> THE TASK
Below is a listing. Return the lines from the one that contains "Output the Python" to the one that contains "ax.yaxis.label.set_horizontalalignment('right')", both ends included, verbatim and with no pictures.

____ SOURCE MATERIAL

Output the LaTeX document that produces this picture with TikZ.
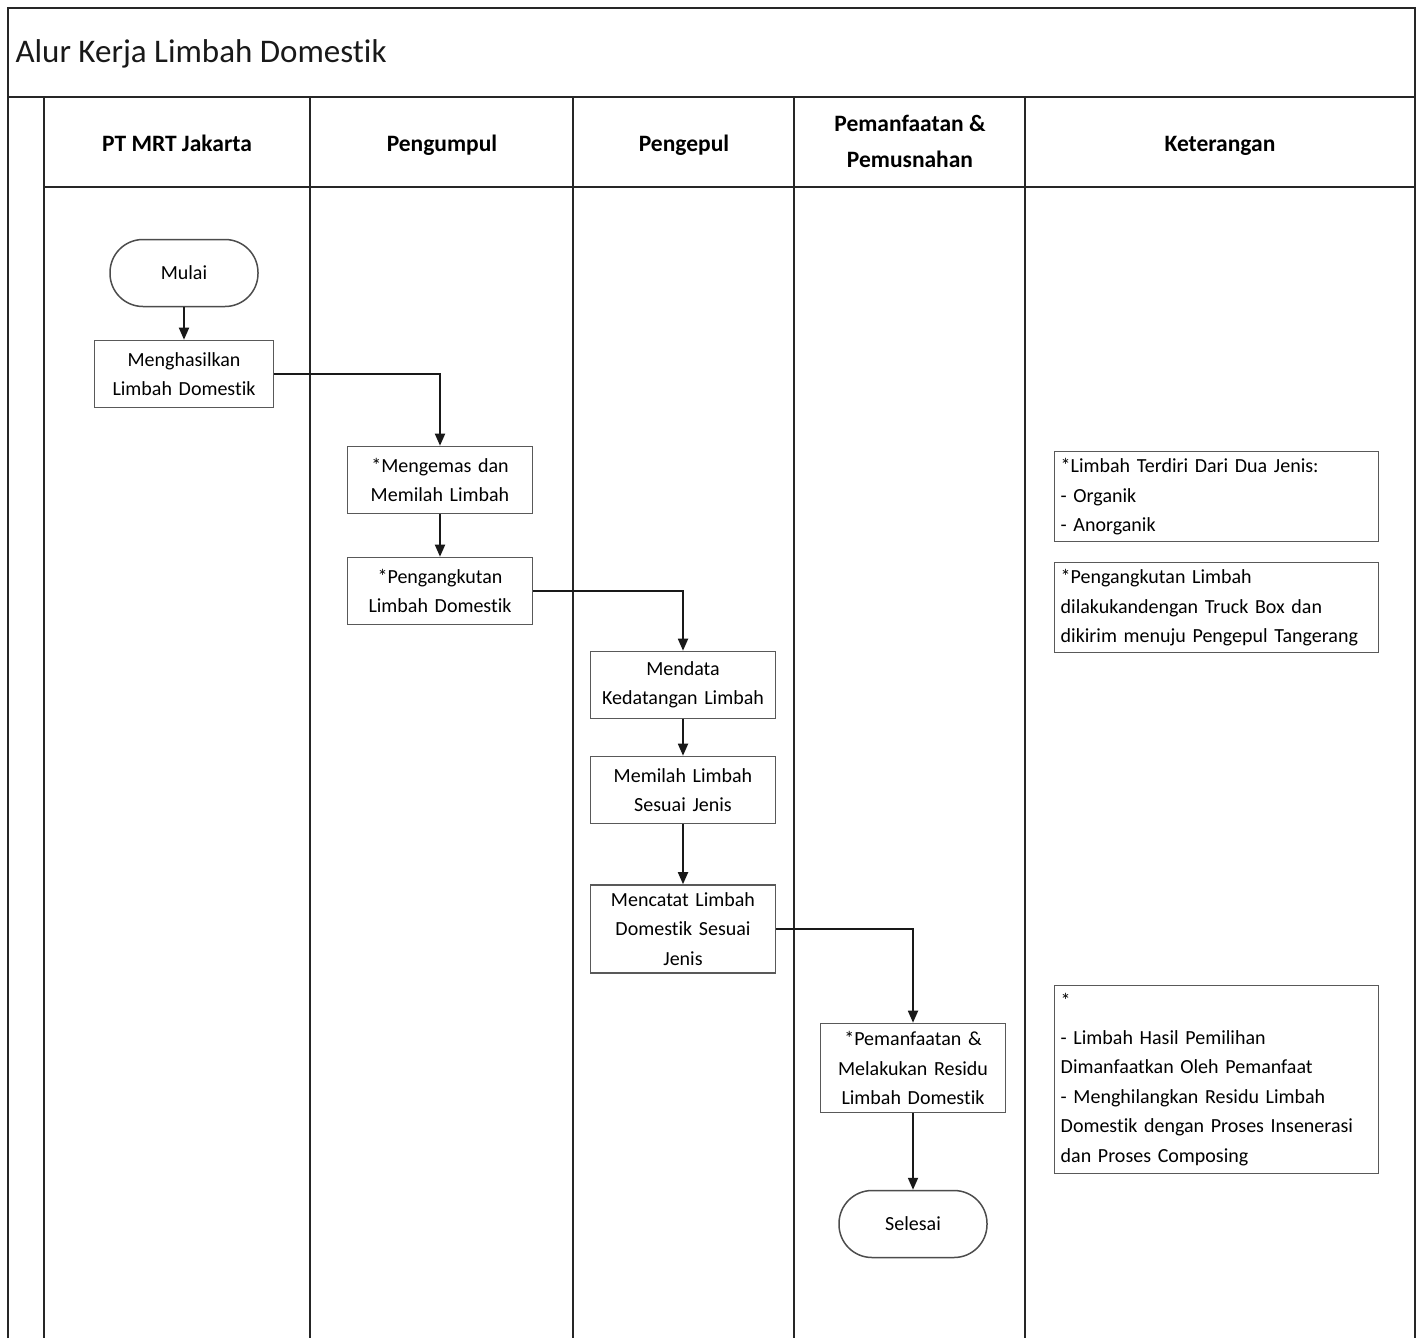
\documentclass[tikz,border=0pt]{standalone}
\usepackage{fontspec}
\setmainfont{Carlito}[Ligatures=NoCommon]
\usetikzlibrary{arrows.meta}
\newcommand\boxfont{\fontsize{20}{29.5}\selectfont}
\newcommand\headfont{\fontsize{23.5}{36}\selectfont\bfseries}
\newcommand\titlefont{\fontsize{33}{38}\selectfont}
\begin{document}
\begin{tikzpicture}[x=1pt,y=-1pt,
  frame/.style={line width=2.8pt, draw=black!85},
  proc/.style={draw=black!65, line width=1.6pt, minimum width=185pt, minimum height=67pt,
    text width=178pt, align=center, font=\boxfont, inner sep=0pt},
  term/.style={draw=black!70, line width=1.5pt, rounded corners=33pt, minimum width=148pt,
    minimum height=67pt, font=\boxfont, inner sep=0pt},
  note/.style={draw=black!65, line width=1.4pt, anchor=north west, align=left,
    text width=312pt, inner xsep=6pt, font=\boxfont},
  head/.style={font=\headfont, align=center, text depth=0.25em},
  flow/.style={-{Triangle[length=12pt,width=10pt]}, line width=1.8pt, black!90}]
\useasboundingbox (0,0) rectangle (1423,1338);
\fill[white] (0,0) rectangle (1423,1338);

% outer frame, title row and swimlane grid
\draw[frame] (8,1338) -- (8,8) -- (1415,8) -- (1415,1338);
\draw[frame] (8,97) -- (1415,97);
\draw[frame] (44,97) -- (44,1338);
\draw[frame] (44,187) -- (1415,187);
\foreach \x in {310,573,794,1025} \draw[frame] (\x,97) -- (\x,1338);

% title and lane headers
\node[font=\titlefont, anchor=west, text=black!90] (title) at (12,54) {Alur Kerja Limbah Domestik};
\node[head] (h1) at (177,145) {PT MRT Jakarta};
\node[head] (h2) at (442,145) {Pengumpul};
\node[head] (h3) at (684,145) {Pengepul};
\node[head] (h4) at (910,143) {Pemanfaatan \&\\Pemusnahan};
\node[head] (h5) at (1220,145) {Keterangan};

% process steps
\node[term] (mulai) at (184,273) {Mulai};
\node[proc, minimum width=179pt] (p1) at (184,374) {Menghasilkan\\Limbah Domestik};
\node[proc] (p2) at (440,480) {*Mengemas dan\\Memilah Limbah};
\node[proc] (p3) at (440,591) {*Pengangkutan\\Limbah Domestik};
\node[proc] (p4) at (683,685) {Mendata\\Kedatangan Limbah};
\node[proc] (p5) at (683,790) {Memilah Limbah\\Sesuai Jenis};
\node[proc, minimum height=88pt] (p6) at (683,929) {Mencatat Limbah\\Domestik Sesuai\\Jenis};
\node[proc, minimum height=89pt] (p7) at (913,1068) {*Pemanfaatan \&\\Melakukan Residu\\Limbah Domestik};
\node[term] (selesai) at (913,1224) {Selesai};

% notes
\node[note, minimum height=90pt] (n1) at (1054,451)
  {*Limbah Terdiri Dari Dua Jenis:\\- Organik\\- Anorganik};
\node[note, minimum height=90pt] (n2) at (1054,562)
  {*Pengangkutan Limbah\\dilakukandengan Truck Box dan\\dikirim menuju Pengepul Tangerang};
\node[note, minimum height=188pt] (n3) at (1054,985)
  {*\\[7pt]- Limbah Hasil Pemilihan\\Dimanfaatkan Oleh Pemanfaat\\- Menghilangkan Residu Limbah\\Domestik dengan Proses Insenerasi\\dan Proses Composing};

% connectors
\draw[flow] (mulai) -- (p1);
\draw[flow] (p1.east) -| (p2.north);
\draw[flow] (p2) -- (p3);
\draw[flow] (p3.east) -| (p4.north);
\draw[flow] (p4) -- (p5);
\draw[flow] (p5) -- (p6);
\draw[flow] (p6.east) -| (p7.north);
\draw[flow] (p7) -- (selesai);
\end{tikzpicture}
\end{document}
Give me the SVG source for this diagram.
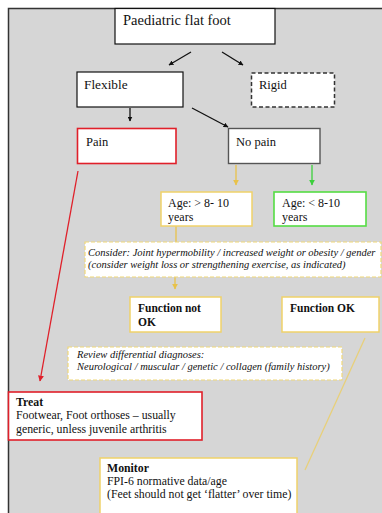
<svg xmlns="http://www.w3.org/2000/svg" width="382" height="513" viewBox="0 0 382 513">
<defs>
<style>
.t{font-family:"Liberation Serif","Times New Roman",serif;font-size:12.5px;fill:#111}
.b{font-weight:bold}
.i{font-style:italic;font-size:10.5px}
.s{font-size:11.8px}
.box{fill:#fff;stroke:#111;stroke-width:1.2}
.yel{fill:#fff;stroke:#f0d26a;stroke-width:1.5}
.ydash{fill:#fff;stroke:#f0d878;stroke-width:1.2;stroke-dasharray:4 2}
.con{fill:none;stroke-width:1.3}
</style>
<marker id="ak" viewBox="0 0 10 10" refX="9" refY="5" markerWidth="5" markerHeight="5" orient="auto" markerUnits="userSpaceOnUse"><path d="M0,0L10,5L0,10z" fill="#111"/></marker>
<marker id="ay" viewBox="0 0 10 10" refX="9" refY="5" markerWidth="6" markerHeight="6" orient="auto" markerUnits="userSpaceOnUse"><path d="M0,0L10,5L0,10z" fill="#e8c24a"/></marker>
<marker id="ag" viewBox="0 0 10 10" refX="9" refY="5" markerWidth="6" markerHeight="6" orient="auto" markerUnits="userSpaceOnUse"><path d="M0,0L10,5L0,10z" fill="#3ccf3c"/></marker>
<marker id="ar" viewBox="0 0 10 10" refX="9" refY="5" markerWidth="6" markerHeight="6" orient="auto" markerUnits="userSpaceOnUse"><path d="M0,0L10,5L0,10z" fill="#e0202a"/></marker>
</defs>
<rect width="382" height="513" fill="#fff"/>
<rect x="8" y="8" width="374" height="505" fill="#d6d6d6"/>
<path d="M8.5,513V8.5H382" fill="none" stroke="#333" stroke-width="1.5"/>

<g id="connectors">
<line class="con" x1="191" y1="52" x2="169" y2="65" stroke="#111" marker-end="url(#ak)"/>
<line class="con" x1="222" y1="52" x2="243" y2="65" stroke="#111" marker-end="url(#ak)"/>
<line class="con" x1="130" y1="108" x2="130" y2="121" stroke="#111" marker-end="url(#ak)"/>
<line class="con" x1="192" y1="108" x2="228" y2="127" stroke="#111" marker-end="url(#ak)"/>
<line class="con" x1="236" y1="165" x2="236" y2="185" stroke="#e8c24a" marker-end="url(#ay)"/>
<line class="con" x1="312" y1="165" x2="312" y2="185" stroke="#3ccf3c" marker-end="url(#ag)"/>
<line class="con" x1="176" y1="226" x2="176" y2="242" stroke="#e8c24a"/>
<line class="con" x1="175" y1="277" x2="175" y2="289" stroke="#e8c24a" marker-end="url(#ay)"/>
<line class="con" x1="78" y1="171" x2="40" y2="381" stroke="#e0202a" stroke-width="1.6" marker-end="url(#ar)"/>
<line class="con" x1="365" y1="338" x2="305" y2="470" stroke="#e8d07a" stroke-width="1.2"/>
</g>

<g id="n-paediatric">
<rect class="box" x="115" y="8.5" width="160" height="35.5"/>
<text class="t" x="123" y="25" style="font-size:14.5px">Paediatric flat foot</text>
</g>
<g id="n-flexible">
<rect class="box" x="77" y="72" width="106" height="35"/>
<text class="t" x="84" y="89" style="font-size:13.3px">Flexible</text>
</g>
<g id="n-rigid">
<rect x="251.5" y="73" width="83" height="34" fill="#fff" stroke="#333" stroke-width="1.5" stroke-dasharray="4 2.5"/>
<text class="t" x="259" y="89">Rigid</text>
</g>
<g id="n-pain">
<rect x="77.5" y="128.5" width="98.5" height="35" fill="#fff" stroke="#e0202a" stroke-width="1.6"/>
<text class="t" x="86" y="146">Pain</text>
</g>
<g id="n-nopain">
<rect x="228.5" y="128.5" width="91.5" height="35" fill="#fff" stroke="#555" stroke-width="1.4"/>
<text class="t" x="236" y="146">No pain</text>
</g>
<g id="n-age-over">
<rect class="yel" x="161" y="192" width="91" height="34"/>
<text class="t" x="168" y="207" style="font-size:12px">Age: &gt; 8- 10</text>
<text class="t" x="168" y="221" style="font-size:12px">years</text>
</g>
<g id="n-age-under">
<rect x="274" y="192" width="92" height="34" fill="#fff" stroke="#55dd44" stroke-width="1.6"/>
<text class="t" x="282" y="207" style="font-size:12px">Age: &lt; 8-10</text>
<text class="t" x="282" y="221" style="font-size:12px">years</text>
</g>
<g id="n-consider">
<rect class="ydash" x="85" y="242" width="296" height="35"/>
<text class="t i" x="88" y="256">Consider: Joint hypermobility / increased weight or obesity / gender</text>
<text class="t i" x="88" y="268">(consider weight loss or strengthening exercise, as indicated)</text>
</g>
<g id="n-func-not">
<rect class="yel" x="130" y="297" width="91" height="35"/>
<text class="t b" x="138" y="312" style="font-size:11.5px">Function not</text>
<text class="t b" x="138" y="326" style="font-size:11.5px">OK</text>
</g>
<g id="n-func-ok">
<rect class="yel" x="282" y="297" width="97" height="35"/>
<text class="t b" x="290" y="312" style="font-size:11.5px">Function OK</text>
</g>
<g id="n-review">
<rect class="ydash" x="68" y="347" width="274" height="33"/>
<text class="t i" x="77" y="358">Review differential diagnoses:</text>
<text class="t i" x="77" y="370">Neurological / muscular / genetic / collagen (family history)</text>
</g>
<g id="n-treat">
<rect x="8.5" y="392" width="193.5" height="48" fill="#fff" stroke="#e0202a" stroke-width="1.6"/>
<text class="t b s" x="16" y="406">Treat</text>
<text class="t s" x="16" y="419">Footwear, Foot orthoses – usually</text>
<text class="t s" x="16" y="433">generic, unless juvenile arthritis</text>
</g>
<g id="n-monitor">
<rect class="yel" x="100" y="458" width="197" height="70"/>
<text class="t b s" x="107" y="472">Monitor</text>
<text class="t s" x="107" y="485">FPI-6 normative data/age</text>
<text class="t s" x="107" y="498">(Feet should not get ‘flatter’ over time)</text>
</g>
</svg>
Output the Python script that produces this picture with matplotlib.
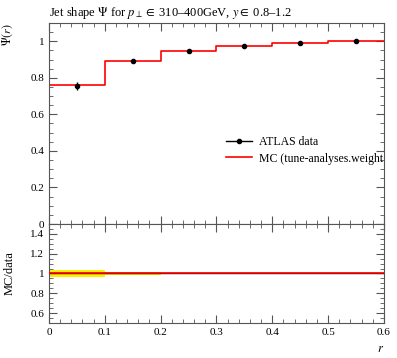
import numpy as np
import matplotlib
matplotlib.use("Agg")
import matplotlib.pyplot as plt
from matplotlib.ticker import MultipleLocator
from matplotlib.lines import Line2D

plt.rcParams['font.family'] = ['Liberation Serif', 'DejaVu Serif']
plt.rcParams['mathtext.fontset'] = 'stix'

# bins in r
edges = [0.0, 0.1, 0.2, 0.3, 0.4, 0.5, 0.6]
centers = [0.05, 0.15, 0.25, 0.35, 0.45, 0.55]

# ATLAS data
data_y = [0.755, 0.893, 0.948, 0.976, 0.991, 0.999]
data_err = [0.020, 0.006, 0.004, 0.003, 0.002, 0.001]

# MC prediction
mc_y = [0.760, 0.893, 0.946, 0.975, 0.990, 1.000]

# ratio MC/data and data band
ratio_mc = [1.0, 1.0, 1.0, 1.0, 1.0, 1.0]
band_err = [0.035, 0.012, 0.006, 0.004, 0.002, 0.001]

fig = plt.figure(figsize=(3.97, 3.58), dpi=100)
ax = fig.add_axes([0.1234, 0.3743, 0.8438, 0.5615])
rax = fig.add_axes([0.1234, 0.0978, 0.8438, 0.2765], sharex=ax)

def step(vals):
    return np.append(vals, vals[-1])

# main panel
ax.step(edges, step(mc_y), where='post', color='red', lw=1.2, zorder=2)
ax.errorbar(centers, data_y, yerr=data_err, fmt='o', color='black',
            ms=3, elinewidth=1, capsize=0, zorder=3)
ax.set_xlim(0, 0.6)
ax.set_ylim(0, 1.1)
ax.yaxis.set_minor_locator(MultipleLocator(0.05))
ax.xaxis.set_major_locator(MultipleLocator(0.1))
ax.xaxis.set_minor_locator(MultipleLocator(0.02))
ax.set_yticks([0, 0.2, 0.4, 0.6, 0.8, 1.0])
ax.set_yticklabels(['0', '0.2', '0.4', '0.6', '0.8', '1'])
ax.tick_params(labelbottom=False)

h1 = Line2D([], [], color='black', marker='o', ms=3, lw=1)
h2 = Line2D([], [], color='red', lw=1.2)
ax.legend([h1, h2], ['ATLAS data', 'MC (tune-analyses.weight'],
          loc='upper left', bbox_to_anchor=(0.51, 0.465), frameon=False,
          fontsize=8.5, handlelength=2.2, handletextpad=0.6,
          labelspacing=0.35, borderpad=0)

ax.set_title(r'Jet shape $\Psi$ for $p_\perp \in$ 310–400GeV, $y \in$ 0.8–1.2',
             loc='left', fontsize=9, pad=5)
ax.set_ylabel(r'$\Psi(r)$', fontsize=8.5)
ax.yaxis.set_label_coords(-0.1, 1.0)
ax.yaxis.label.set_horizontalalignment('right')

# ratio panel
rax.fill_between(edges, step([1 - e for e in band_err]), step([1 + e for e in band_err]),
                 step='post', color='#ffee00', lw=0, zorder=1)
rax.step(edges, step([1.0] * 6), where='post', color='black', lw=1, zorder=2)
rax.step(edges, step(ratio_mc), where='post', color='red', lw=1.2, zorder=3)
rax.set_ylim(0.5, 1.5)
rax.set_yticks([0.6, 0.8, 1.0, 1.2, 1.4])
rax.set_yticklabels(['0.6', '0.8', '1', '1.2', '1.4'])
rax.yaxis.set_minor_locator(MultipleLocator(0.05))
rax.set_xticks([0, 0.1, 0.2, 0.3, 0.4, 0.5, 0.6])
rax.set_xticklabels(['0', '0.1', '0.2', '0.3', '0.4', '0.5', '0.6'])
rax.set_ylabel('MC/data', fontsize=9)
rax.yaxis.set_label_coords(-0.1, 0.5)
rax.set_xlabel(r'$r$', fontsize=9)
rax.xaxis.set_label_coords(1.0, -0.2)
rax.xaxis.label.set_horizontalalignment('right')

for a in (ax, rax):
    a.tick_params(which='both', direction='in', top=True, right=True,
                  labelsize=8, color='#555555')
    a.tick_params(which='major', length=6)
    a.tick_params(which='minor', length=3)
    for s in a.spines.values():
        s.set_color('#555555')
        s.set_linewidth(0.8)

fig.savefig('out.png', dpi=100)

________

> TASK RESPONSE
Output the Python script that produces this picture with matplotlib.
import numpy as np
import matplotlib
matplotlib.use("Agg")
import matplotlib.pyplot as plt
from matplotlib.ticker import MultipleLocator
from matplotlib.lines import Line2D

plt.rcParams['font.family'] = ['Liberation Serif', 'DejaVu Serif']
plt.rcParams['mathtext.fontset'] = 'stix'

# bins in r
edges = [0.0, 0.1, 0.2, 0.3, 0.4, 0.5, 0.6]
centers = [0.05, 0.15, 0.25, 0.35, 0.45, 0.55]

# ATLAS data
data_y = [0.755, 0.893, 0.948, 0.976, 0.991, 0.999]
data_err = [0.020, 0.006, 0.004, 0.003, 0.002, 0.001]

# MC prediction
mc_y = [0.760, 0.893, 0.946, 0.975, 0.990, 1.000]

# ratio MC/data and data band
ratio_mc = [1.0, 1.0, 1.0, 1.0, 1.0, 1.0]
band_err = [0.035, 0.012, 0.006, 0.004, 0.002, 0.001]

fig = plt.figure(figsize=(3.97, 3.58), dpi=100)
ax = fig.add_axes([0.1234, 0.3743, 0.8438, 0.5615])
rax = fig.add_axes([0.1234, 0.0978, 0.8438, 0.2765], sharex=ax)

def step(vals):
    return np.append(vals, vals[-1])

# main panel
ax.step(edges, step(mc_y), where='post', color='red', lw=1.2, zorder=2)
ax.errorbar(centers, data_y, yerr=data_err, fmt='o', color='black',
            ms=3, elinewidth=1, capsize=0, zorder=3)
ax.set_xlim(0, 0.6)
ax.set_ylim(0, 1.1)
ax.yaxis.set_minor_locator(MultipleLocator(0.05))
ax.xaxis.set_major_locator(MultipleLocator(0.1))
ax.xaxis.set_minor_locator(MultipleLocator(0.02))
ax.set_yticks([0, 0.2, 0.4, 0.6, 0.8, 1.0])
ax.set_yticklabels(['0', '0.2', '0.4', '0.6', '0.8', '1'])
ax.tick_params(labelbottom=False)

h1 = Line2D([], [], color='black', marker='o', ms=3, lw=1)
h2 = Line2D([], [], color='red', lw=1.2)
ax.legend([h1, h2], ['ATLAS data', 'MC (tune-analyses.weight'],
          loc='upper left', bbox_to_anchor=(0.51, 0.465), frameon=False,
          fontsize=8.5, handlelength=2.2, handletextpad=0.6,
          labelspacing=0.35, borderpad=0)

ax.set_title(r'Jet shape $\Psi$ for $p_\perp \in$ 310–400GeV, $y \in$ 0.8–1.2',
             loc='left', fontsize=9, pad=5)
ax.set_ylabel(r'$\Psi(r)$', fontsize=8.5)
ax.yaxis.set_label_coords(-0.1, 1.0)
ax.yaxis.label.set_horizontalalignment('right')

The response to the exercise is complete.